Challenge:
Skipping all pictures, set down the lines of the listing from the first through the one with "80, 90, 100]".
☆ ☆ ☆ ☆ ☆
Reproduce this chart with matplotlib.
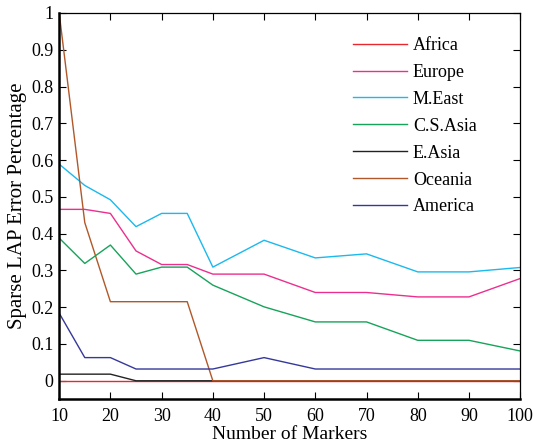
import numpy as np
import matplotlib
matplotlib.use("Agg")
import matplotlib.pyplot as plt
from matplotlib.ticker import FuncFormatter

# number of markers
markers = [10, 15, 20, 25, 30, 35, 40, 50, 60, 70, 80, 90, 100]

africa = [0, 0, 0, 0, 0, 0, 0, 0, 0, 0, 0, 0, 0]
europe = [0.466, 0.466, 0.455, 0.353, 0.316, 0.316, 0.29, 0.29, 0.24, 0.24, 0.228, 0.228, 0.278]
m_east = [0.589, 0.531, 0.492, 0.419, 0.455, 0.455, 0.309, 0.382, 0.334, 0.345, 0.296, 0.296, 0.308]
cs_asia = [0.388, 0.319, 0.369, 0.29, 0.309, 0.309, 0.26, 0.201, 0.16, 0.16, 0.11, 0.11, 0.081]
e_asia = [0.018, 0.018, 0.018, 0, 0, 0, 0, 0, 0, 0, 0, 0, 0]
oceania = [1.0, 0.43, 0.215, 0.215, 0.215, 0.215, 0, 0, 0, 0, 0, 0, 0]
america = [0.184, 0.063, 0.063, 0.032, 0.032, 0.032, 0.032, 0.063, 0.032, 0.032, 0.032, 0.032, 0.032]

series = [
    ("Africa", africa, "#e8282e"),
    ("Europe", europe, "#ec2f8e"),
    ("M.East", m_east, "#1ab9ee"),
    ("C.S.Asia", cs_asia, "#16a35a"),
    ("E.Asia", e_asia, "#222222"),
    ("Oceania", oceania, "#b0582a"),
    ("America", america, "#35389a"),
]

plt.rcParams['font.family'] = ['Liberation Serif', 'DejaVu Serif']

fig = plt.figure(figsize=(5.33, 4.46), dpi=100)
ax = fig.add_axes([0.111, 0.105, 0.865, 0.866])

for name, vals, col in series:
    ax.plot(markers, vals, color=col, lw=1.0, label=name)

ax.set_xlim(10, 100)
ax.set_ylim(-0.05, 1)
ax.set_xticks(np.arange(10, 101, 10))
ax.set_yticks(np.arange(0, 1.01, 0.1))
ax.yaxis.set_major_formatter(FuncFormatter(lambda v, p: ("%.1f" % v).rstrip("0").rstrip(".") if v else "0"))
ax.tick_params(direction="in", top=True, right=True, length=5, width=0.8, labelsize=13)
ax.tick_params(axis="y", pad=4)
ax.tick_params(axis="x", pad=6)

for side in ["left", "bottom"]:
    ax.spines[side].set_linewidth(1.8)
for side in ["top", "right"]:
    ax.spines[side].set_linewidth(0.9)

ax.set_xlabel("Number of Markers", fontsize=14, labelpad=1)
ax.set_ylabel("Sparse LAP Error Percentage", fontsize=15, labelpad=3)

leg = ax.legend(loc="upper left", frameon=False, fontsize=13, handlelength=3.0,
                handletextpad=0.35, labelspacing=0.55, bbox_to_anchor=(0.601, 0.98))

fig.savefig("out.png", dpi=100)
☆ ☆ ☆ ☆ ☆
The response:
Reproduce this chart with matplotlib.
import numpy as np
import matplotlib
matplotlib.use("Agg")
import matplotlib.pyplot as plt
from matplotlib.ticker import FuncFormatter

# number of markers
markers = [10, 15, 20, 25, 30, 35, 40, 50, 60, 70, 80, 90, 100]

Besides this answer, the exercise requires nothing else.